Courtly love in Potterverse WAS: What triggered ancient magic

pippin_999 foxmoth at qnet.com
Fri Jun 26 15:03:18 UTC 2009


No: HPFGUIDX 187184

 
> Alla:
> Only when you think that the group to which person belongs is inferior, I think you are lying to yourself (not you, hypothetical you and  in this instance I mean Snape) that you do not think that one person of this group is inferior, I think sooner or later the bulb will go off in your head that oh no, this person belongs to this group, he or she is absolutely the same and I was deluding myself.
> 
> It reminds me of when person would say, oh I do not like jews, but my best friend is a Jew, or I do not like gays but my best friend is gay, or I do not like Black people but my best friend is black person.
> 

Pippin:
You think a person can not dislike dogs in general, but have a soft spot for one particular pooch? It's inevitable that they'll turn on that dog eventually?  

I  agree with you on your specific example, because  someone who says "Jews are inferior" is most likely being hostile on purpose. But that's in our society, where equality is a right, and expressions of bias against people are considered crude and everyone knows it.

But that's not the situation in Snape's world. When Slughorn says "You mustn't think I'm prejudiced" he really believes he isn't, IMO. When he says that it's surprising a Muggleborn would do so well, that's based on what he thinks is observable, empirical evidence. 


After all, he's been teaching for years. He doesn't know that he's not a reliable observer, or that his interpretation of the evidence is going to be skewed by his expectations. He's never heard of sensitivity training or consciousness raising exercises.

Canon doesn't play fair with us -- It shows us two utterly brilliant Muggleborn witches and the only  Muggleborn who really doesn't seem to adapt to the WW at all is Myrtle, who'd be a disaster anywhere. But does that make sense? 

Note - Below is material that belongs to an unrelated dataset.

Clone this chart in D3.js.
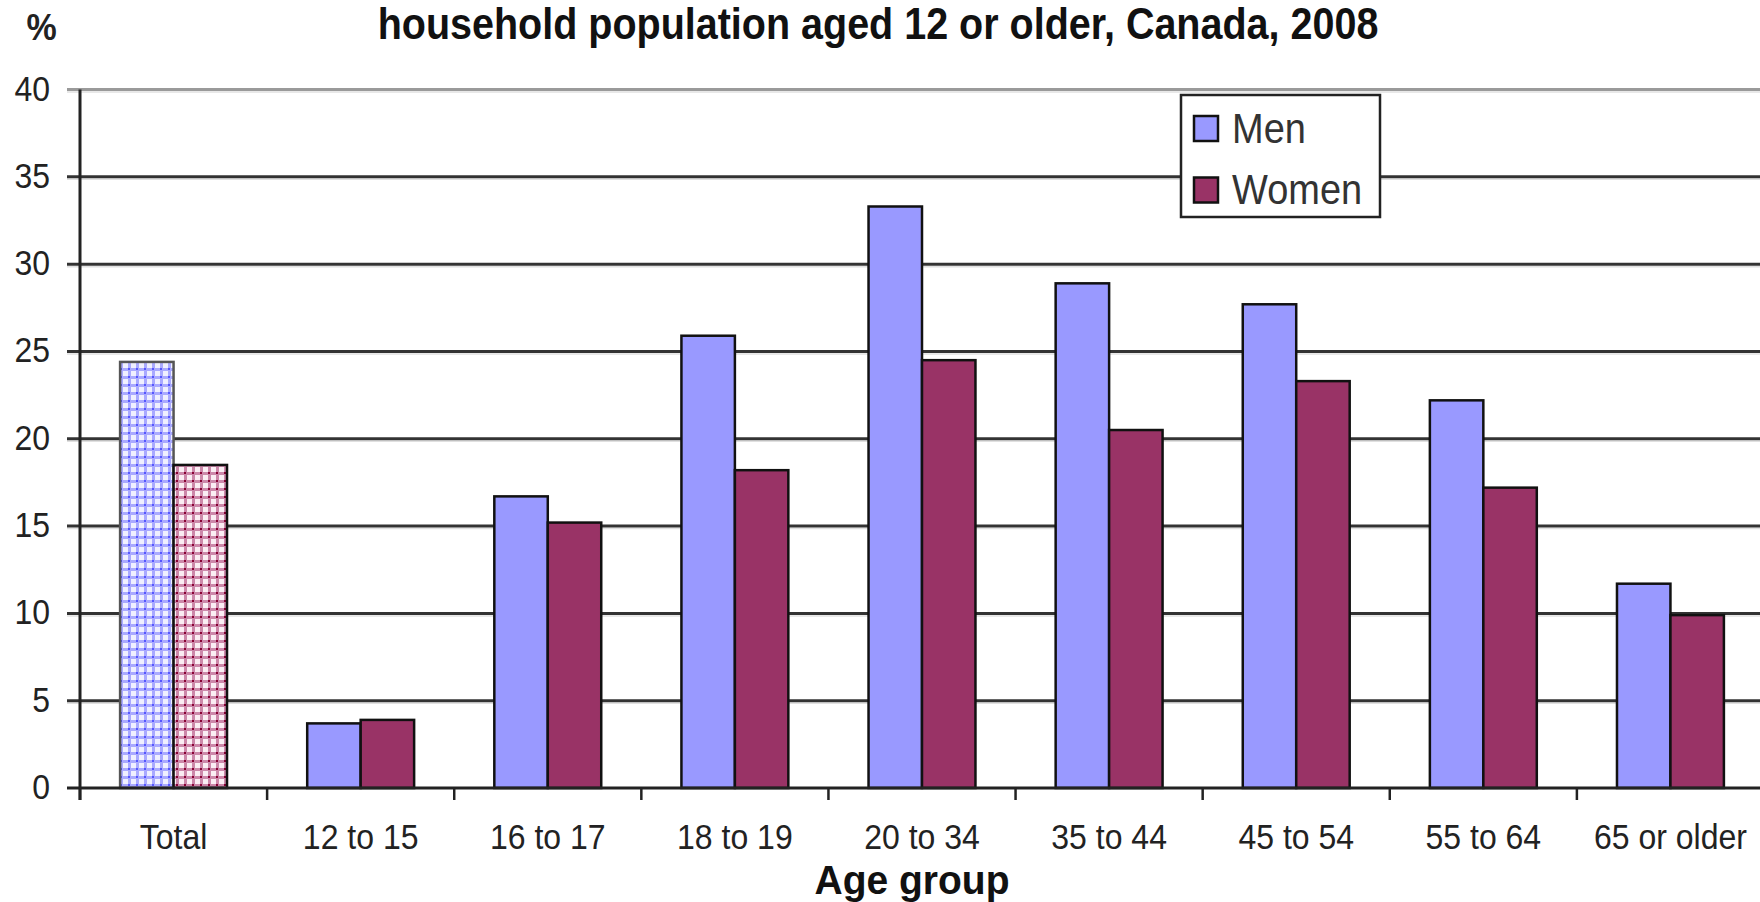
<!DOCTYPE html>
<html>
<head>
<meta charset="utf-8">
<script src="https://cdn.jsdelivr.net/npm/d3@7"></script>
<style>
  html, body { margin: 0; padding: 0; background: #fff; }
  svg { display: block; }
  text { font-family: "Liberation Sans", Arial, sans-serif; }
</style>
</head>
<body>
<svg id="chart" width="1760" height="902"></svg>
<script>
const categories = ["Total", "12 to 15", "16 to 17", "18 to 19", "20 to 34", "35 to 44", "45 to 54", "55 to 64", "65 or older"];
const men   = [24.4, 3.7, 16.7, 25.9, 33.3, 28.9, 27.7, 22.2, 11.7];
const women = [18.5, 3.9, 15.2, 18.2, 24.5, 20.5, 23.3, 17.2, 9.9];
const yTicks = [0, 5, 10, 15, 20, 25, 30, 35, 40];
const seriesNames = ["Men", "Women"];
const titleText = "household population aged 12 or older, Canada, 2008";
const yUnit = "%";
const xTitle = "Age group";

const colors = { Men: "#9999ff", Women: "#993366" };

const svg = d3.select("#chart");
const plotLeft = 80, plotRight = 1764, plotTop = 89.5, plotBottom = 788;

const x = d3.scaleBand().domain(categories).range([plotLeft, plotRight]).paddingInner(0).paddingOuter(0);
const y = d3.scaleLinear().domain([0, 40]).range([plotBottom, plotTop]);
const bw = x.bandwidth();
const barW = bw / 3.5;
const off = bw * 0.75 / 3.5;

// patterns for Total bars
const defs = svg.append("defs");
function makePattern(id, line, dot, bg) {
  const p = defs.append("pattern").attr("id", id).attr("patternUnits", "userSpaceOnUse")
    .attr("width", 8).attr("height", 8);
  p.append("rect").attr("width", 8).attr("height", 8).attr("fill", line);
  p.append("rect").attr("x", 3).attr("y", 3).attr("width", 5).attr("height", 5).attr("fill", bg);
  p.append("rect").attr("x", 0).attr("y", 0).attr("width", 2).attr("height", 2).attr("fill", dot);
}
makePattern("patMen", "#aaaaff", "#5555ff", "#f0f0ff");
makePattern("patWomen", "#cc88aa", "#880033", "#fbeef4");

// gridlines
const grid = svg.append("g");
const gridVals = yTicks.filter(t => t > 0);
grid.selectAll("line.s").data(gridVals).join("line").attr("class", "s")
  .attr("x1", 67).attr("x2", 1760)
  .attr("y1", d => y(d) + 2.5).attr("y2", d => y(d) + 2.5)
  .attr("stroke", "#e0e0e0").attr("stroke-width", 1.5);
grid.selectAll("line.g").data(gridVals).join("line").attr("class", "g")
  .attr("x1", 67).attr("x2", 1760)
  .attr("y1", d => y(d)).attr("y2", d => y(d))
  .attr("stroke", d => d === 40 ? "#9a9a9a" : "#333")
  .attr("stroke-width", 3);

// bars
const gBars = svg.append("g");
categories.forEach((c, i) => {
  const isTotal = i === 0;
  gBars.append("rect")
    .attr("x", x(c) + off).attr("y", y(men[i]))
    .attr("width", barW).attr("height", y(0) - y(men[i]))
    .attr("fill", isTotal ? "url(#patMen)" : colors.Men)
    .attr("stroke", isTotal ? "#555" : "#111").attr("stroke-width", 2.5);
  gBars.append("rect")
    .attr("x", x(c) + off + barW).attr("y", y(women[i]))
    .attr("width", barW).attr("height", y(0) - y(women[i]))
    .attr("fill", isTotal ? "url(#patWomen)" : colors.Women)
    .attr("stroke", "#111").attr("stroke-width", 2.5);
});

// axes
svg.append("line").attr("x1", plotLeft).attr("x2", plotLeft).attr("y1", plotTop).attr("y2", 800)
  .attr("stroke", "#222").attr("stroke-width", 3);
svg.append("line").attr("x1", 67).attr("x2", 1760).attr("y1", y(0)).attr("y2", y(0))
  .attr("stroke", "#222").attr("stroke-width", 3);
// category boundary ticks
const bounds = categories.map(c => x(c));
svg.append("g").selectAll("line").data(bounds).join("line")
  .attr("x1", d => d).attr("x2", d => d).attr("y1", y(0)).attr("y2", 800)
  .attr("stroke", "#222").attr("stroke-width", 2.5);

// y tick labels
svg.append("g").selectAll("text").data(yTicks).join("text")
  .attr("transform", d => `translate(50,${y(d) + 11}) scale(1,1.12)`)
  .attr("text-anchor", "end")
  .attr("font-size", 32).attr("fill", "#222")
  .text(d => d);

// x tick labels
svg.append("g").selectAll("text").data(categories).join("text")
  .attr("transform", d => `translate(${x(d) + bw / 2},849) scale(1,1.1)`)
  .attr("text-anchor", "middle")
  .attr("font-size", 32).attr("fill", "#222")
  .text(d => d);

// title, unit, axis title
svg.append("text").attr("transform", "translate(878,39) scale(1,1.1)")
  .attr("text-anchor", "middle").attr("font-size", 39.5).attr("font-weight", "bold")
  .attr("fill", "#111").text(titleText);
svg.append("text").attr("transform", "translate(41.5,40) scale(1,1.1)")
  .attr("text-anchor", "middle").attr("font-size", 34).attr("font-weight", "bold")
  .attr("fill", "#222").text(yUnit);
svg.append("text").attr("transform", "translate(912,894) scale(1,1.05)")
  .attr("text-anchor", "middle").attr("font-size", 39).attr("font-weight", "bold")
  .attr("fill", "#111").text(xTitle);

// legend
const lg = svg.append("g");
lg.append("rect").attr("x", 1181).attr("y", 95).attr("width", 199).attr("height", 122)
  .attr("fill", "#fff").attr("stroke", "#222").attr("stroke-width", 2.5);
const legY = [116, 177.5];
const legBase = [143, 204];
seriesNames.forEach((s, i) => {
  lg.append("rect").attr("x", 1194).attr("y", legY[i]).attr("width", 24).attr("height", 25)
    .attr("fill", colors[s]).attr("stroke", "#111").attr("stroke-width", 2.5);
  lg.append("text").attr("transform", `translate(1232,${legBase[i]}) scale(1,1.1)`)
    .attr("font-size", 38).attr("fill", "#333").text(s);
});
</script>
</body>
</html>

 By the law of averages, half of all Muggleborn students should  struggle more than the other half. But we never meet them, so our  impression is that  Muggleborn students are obviously brilliant, like Hermione and Lily, and anyone who can't see that they're just as magically adept as any other wizard must be blinded by hate or very obtuse. 

Snape and Slughorn could see that Lily was brilliant, but they'd also see a lot of Muggleborn students who weren't, and they'd attribute their struggles to the fact that they were Muggleborn. It wouldn't take much to think that Muggleborns were naturally weaker at magic, considering the cultural disadvantages that Muggleborns face, and which Snape and Slughorn probably never thought about. I don't suppose anyone vets the OWLs and NEWTs for cultural bias. They probably never even heard of such a thing.

 So yes, Snape  learned that Muggleborns were inferior, but he wasn't taught that as a philosophy, IMO, he was taught that as a fact, like "cats are fuzzy". 

Generalizations like that are "sticky" -- if you see a hairless cat, you're likely to think it's an unusual cat, not that everything you ever learned about cats is wrong. 

It's like Lily herself, really. We were told that Lily was a heroine, and so we expected her to act like one all the time. We want to put a heroic cast on her actions even when Harry himself can't bear to watch what he knows she's going to do. We'll even go so far as to say that JKR deliberately had her act out of character in a major scene.

But JKR covered herself on that one.  Snape had already observed that Lily was acting strange: "I thought we were friends." Just speculating, but if Lily wondered out loud if Snape wasn't involved in what happened to Mary, she'd be no different than Snape refusing to believe that James hadn't been in on the prank. 

I don't think that Snape calling Lily Mudblood has to prove that he'd always detested  Muggleborns.  What, you think she called him Snivellus because she always had something against people with big noses? She called him that because she knew it would hurt.